- Written request -
Leave out the pictures and transcribe everything else exactly.

- Data section -
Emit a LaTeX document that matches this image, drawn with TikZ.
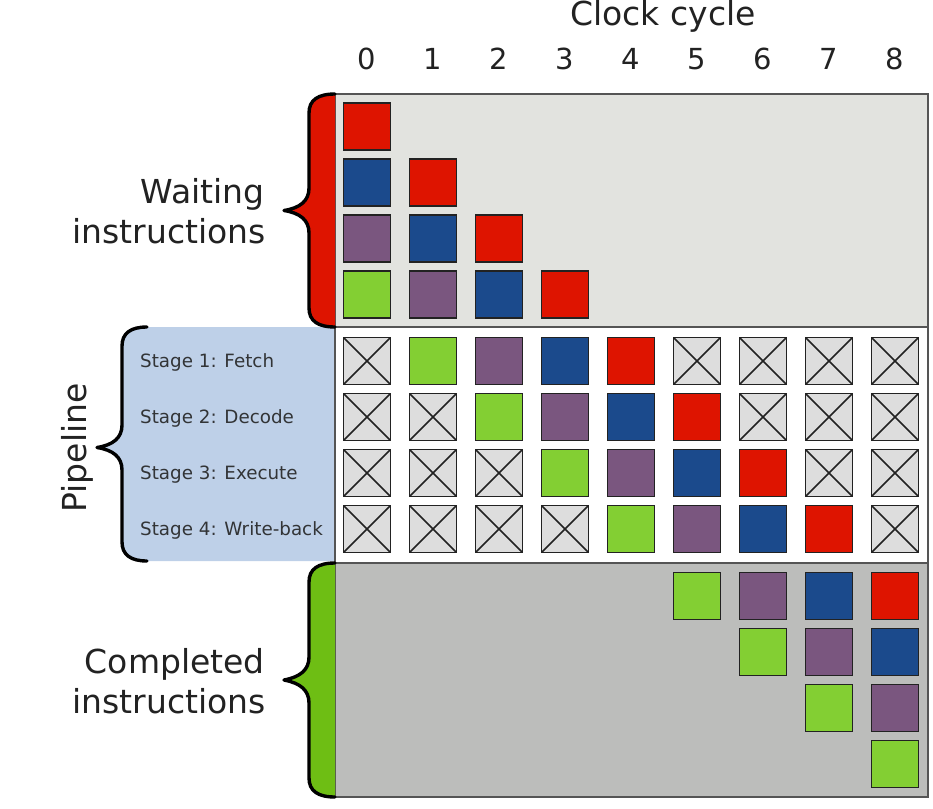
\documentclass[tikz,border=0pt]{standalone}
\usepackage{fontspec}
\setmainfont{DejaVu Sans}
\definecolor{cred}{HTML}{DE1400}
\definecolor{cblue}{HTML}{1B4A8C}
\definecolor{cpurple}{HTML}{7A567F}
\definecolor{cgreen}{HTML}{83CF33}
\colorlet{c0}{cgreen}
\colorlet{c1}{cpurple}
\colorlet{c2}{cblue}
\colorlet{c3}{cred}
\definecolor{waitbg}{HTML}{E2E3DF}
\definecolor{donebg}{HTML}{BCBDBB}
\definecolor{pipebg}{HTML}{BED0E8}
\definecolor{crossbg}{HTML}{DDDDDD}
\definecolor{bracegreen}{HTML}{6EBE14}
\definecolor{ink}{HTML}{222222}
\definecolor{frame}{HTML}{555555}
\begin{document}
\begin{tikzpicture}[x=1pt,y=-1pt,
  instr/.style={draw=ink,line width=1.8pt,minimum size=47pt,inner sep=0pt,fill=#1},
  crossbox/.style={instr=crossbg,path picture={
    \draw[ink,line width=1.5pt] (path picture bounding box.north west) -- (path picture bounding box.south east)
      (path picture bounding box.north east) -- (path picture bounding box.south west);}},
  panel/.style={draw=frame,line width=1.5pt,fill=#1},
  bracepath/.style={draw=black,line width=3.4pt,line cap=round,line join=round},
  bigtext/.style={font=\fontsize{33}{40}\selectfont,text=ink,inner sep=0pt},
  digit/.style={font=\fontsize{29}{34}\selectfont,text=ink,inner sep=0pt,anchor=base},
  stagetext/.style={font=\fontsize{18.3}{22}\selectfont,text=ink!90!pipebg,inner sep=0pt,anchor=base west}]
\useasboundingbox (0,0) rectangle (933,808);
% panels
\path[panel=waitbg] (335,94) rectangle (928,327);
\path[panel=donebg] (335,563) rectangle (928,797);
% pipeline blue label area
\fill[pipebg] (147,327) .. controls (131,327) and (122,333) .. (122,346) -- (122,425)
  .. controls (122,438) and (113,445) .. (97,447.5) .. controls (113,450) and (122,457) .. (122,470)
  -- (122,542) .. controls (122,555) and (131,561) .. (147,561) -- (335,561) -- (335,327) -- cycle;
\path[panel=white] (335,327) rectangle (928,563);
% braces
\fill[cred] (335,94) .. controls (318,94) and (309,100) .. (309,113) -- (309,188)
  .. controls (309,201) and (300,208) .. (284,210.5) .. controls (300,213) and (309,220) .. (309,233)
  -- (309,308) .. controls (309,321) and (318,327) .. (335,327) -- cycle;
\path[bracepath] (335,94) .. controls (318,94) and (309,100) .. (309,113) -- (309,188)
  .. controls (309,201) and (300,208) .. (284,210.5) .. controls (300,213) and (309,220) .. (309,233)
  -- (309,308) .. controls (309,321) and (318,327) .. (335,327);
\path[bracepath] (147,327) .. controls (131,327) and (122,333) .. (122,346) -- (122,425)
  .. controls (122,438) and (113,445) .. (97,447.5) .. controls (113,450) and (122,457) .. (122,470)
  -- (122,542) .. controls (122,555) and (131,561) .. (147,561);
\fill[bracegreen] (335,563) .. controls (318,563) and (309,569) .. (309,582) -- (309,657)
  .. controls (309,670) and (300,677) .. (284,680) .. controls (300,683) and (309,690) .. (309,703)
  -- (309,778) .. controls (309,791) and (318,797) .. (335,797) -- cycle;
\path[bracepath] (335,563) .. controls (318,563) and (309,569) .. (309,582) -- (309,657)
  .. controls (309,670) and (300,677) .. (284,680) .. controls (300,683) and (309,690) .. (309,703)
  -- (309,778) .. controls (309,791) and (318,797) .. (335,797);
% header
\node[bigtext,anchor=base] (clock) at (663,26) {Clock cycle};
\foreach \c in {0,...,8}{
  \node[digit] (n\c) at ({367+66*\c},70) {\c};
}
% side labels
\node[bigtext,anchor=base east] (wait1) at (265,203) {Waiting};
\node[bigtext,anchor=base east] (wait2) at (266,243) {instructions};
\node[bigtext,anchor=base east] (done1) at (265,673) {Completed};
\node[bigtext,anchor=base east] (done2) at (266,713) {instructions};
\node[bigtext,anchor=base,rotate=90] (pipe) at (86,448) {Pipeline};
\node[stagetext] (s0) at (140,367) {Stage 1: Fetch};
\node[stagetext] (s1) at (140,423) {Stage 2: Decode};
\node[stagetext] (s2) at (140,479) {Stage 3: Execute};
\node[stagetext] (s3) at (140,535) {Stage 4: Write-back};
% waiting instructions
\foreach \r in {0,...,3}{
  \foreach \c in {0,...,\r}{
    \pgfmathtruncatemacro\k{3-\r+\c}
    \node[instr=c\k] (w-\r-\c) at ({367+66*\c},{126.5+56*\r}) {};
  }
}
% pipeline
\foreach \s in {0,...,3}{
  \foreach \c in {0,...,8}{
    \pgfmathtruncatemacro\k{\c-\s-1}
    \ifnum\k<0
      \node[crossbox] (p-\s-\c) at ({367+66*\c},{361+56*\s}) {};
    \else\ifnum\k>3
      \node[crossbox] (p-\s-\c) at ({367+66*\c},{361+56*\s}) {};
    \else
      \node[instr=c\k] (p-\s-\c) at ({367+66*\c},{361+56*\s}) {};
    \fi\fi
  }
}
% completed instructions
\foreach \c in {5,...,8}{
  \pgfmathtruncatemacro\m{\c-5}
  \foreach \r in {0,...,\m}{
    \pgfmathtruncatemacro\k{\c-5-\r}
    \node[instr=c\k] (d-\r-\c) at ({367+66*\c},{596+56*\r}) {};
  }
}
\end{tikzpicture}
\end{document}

- Written solution -
Emit a LaTeX document that matches this image, drawn with TikZ.
\documentclass[tikz,border=0pt]{standalone}
\usepackage{fontspec}
\setmainfont{DejaVu Sans}
\definecolor{cred}{HTML}{DE1400}
\definecolor{cblue}{HTML}{1B4A8C}
\definecolor{cpurple}{HTML}{7A567F}
\definecolor{cgreen}{HTML}{83CF33}
\colorlet{c0}{cgreen}
\colorlet{c1}{cpurple}
\colorlet{c2}{cblue}
\colorlet{c3}{cred}
\definecolor{waitbg}{HTML}{E2E3DF}
\definecolor{donebg}{HTML}{BCBDBB}
\definecolor{pipebg}{HTML}{BED0E8}
\definecolor{crossbg}{HTML}{DDDDDD}
\definecolor{bracegreen}{HTML}{6EBE14}
\definecolor{ink}{HTML}{222222}
\definecolor{frame}{HTML}{555555}
\begin{document}
\begin{tikzpicture}[x=1pt,y=-1pt,
  instr/.style={draw=ink,line width=1.8pt,minimum size=47pt,inner sep=0pt,fill=#1},
  crossbox/.style={instr=crossbg,path picture={
    \draw[ink,line width=1.5pt] (path picture bounding box.north west) -- (path picture bounding box.south east)
      (path picture bounding box.north east) -- (path picture bounding box.south west);}},
  panel/.style={draw=frame,line width=1.5pt,fill=#1},
  bracepath/.style={draw=black,line width=3.4pt,line cap=round,line join=round},
  bigtext/.style={font=\fontsize{33}{40}\selectfont,text=ink,inner sep=0pt},
  digit/.style={font=\fontsize{29}{34}\selectfont,text=ink,inner sep=0pt,anchor=base},
  stagetext/.style={font=\fontsize{18.3}{22}\selectfont,text=ink!90!pipebg,inner sep=0pt,anchor=base west}]
\useasboundingbox (0,0) rectangle (933,808);
% panels
\path[panel=waitbg] (335,94) rectangle (928,327);
\path[panel=donebg] (335,563) rectangle (928,797);
% pipeline blue label area
\fill[pipebg] (147,327) .. controls (131,327) and (122,333) .. (122,346) -- (122,425)
  .. controls (122,438) and (113,445) .. (97,447.5) .. controls (113,450) and (122,457) .. (122,470)
  -- (122,542) .. controls (122,555) and (131,561) .. (147,561) -- (335,561) -- (335,327) -- cycle;
\path[panel=white] (335,327) rectangle (928,563);
% braces
\fill[cred] (335,94) .. controls (318,94) and (309,100) .. (309,113) -- (309,188)
  .. controls (309,201) and (300,208) .. (284,210.5) .. controls (300,213) and (309,220) .. (309,233)
  -- (309,308) .. controls (309,321) and (318,327) .. (335,327) -- cycle;
\path[bracepath] (335,94) .. controls (318,94) and (309,100) .. (309,113) -- (309,188)
  .. controls (309,201) and (300,208) .. (284,210.5) .. controls (300,213) and (309,220) .. (309,233)
  -- (309,308) .. controls (309,321) and (318,327) .. (335,327);
\path[bracepath] (147,327) .. controls (131,327) and (122,333) .. (122,346) -- (122,425)
  .. controls (122,438) and (113,445) .. (97,447.5) .. controls (113,450) and (122,457) .. (122,470)
  -- (122,542) .. controls (122,555) and (131,561) .. (147,561);
\fill[bracegreen] (335,563) .. controls (318,563) and (309,569) .. (309,582) -- (309,657)
  .. controls (309,670) and (300,677) .. (284,680) .. controls (300,683) and (309,690) .. (309,703)
  -- (309,778) .. controls (309,791) and (318,797) .. (335,797) -- cycle;
\path[bracepath] (335,563) .. controls (318,563) and (309,569) .. (309,582) -- (309,657)
  .. controls (309,670) and (300,677) .. (284,680) .. controls (300,683) and (309,690) .. (309,703)
  -- (309,778) .. controls (309,791) and (318,797) .. (335,797);
% header
\node[bigtext,anchor=base] (clock) at (663,26) {Clock cycle};
\foreach \c in {0,...,8}{
  \node[digit] (n\c) at ({367+66*\c},70) {\c};
}
% side labels
\node[bigtext,anchor=base east] (wait1) at (265,203) {Waiting};
\node[bigtext,anchor=base east] (wait2) at (266,243) {instructions};
\node[bigtext,anchor=base east] (done1) at (265,673) {Completed};
\node[bigtext,anchor=base east] (done2) at (266,713) {instructions};
\node[bigtext,anchor=base,rotate=90] (pipe) at (86,448) {Pipeline};
\node[stagetext] (s0) at (140,367) {Stage 1: Fetch};
\node[stagetext] (s1) at (140,423) {Stage 2: Decode};
\node[stagetext] (s2) at (140,479) {Stage 3: Execute};
\node[stagetext] (s3) at (140,535) {Stage 4: Write-back};
% waiting instructions
\foreach \r in {0,...,3}{
  \foreach \c in {0,...,\r}{
    \pgfmathtruncatemacro\k{3-\r+\c}
    \node[instr=c\k] (w-\r-\c) at ({367+66*\c},{126.5+56*\r}) {};
  }
}
% pipeline
\foreach \s in {0,...,3}{
  \foreach \c in {0,...,8}{
    \pgfmathtruncatemacro\k{\c-\s-1}
    \ifnum\k<0
      \node[crossbox] (p-\s-\c) at ({367+66*\c},{361+56*\s}) {};
    \else\ifnum\k>3
      \node[crossbox] (p-\s-\c) at ({367+66*\c},{361+56*\s}) {};
    \else
      \node[instr=c\k] (p-\s-\c) at ({367+66*\c},{361+56*\s}) {};
    \fi\fi
  }
}
% completed instructions
\foreach \c in {5,...,8}{
  \pgfmathtruncatemacro\m{\c-5}
  \foreach \r in {0,...,\m}{
    \pgfmathtruncatemacro\k{\c-5-\r}
    \node[instr=c\k] (d-\r-\c) at ({367+66*\c},{596+56*\r}) {};
  }
}
\end{tikzpicture}
\end{document}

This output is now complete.